In total 144 people were killed, 116 of whom were children mostly between the ages of 7 and 10.

Lord Robens of Woldingham, chairman of the National Coal Board, did not rush to the scene; he went instead to accept an appointment as chancellor of the University of Surrey. Subsequently he misrepresented the cause of the slide to the community and falsely claimed that nothing could have been done to prevent it.

At the Tribunal of Inquiry into the Aberfan Disaster, the National Coal Board was found responsible for the disaster, due to "ignorance, ineptitude and a failure of communication". The collapse was found to have been caused by a build up of water in the pile – when a small rotational slip occurred, the saturated, fine material of the tip liquefied, and it flowed down the mountain. The tip had been sited on a known stream, which was shown on earlier Ordnance Survey maps, in 1958 and had suffered minor slips several times before.
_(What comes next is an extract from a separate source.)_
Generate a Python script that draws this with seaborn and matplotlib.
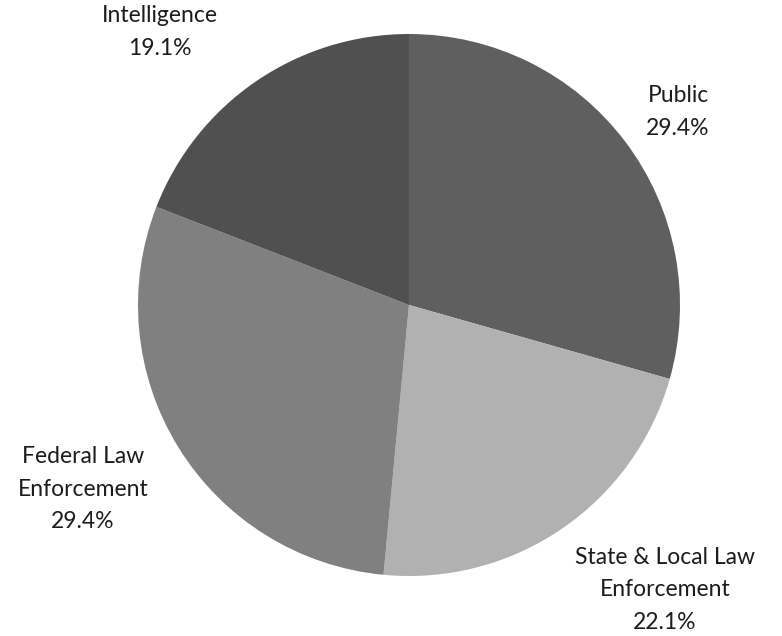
import matplotlib
matplotlib.use("Agg")
import matplotlib.pyplot as plt
import seaborn as sns

categories = ["Public", "State & Local Law\nEnforcement", "Federal Law\nEnforcement", "Intelligence"]
values = [29.4, 22.1, 29.4, 19.1]
colors = ["#5f5f5f", "#b1b1b1", "#808080", "#505050"]

sns.set_theme(style="white")
plt.rcParams['font.family'] = ['Lato', 'DejaVu Sans']

W, H = 782, 636
fig = plt.figure(figsize=(W / 100, H / 100), dpi=100)
ax = fig.add_axes([0, 0, 1, 1])

cx, cy, r = 409, H - 305, 271
ax.pie(values, colors=colors, startangle=90, counterclock=False,
       center=(cx, cy), radius=r, frame=True,
       wedgeprops=dict(linewidth=0))
ax.set_xlim(0, W)
ax.set_ylim(0, H)
ax.set_aspect('equal')
ax.axis('off')

label_pos = [(678, H - 112), (665, H - 590), (83, H - 489), (160, H - 32)]
for name, v, (x, y) in zip(categories, values, label_pos):
    ax.text(x, y, f"{name}\n{v:.1f}%", ha='center', va='center',
            fontsize=16.5, color='#1c1c1c', linespacing=1.7)

fig.savefig("out.png", dpi=100)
Its instability was known both to colliery management and tip workers but very little was done about it. The Merthyr Tydfil Borough Council and National Union of Mineworkers were cleared of any wrongdoing.

The NCB was ordered to pay compensation to the families: £500 per child. In a controversial move this payment was reduced by the amount that a publicly subscribed disaster fund paid to families. After lengthy appeals, part of the fund was used to make the remainder of the waste tip safe and the Coal Board avoided the costs of completely doing the job from their own resources but were later made to pay back this money into the fund.

Merthyr Vale Colliery was closed in 1989.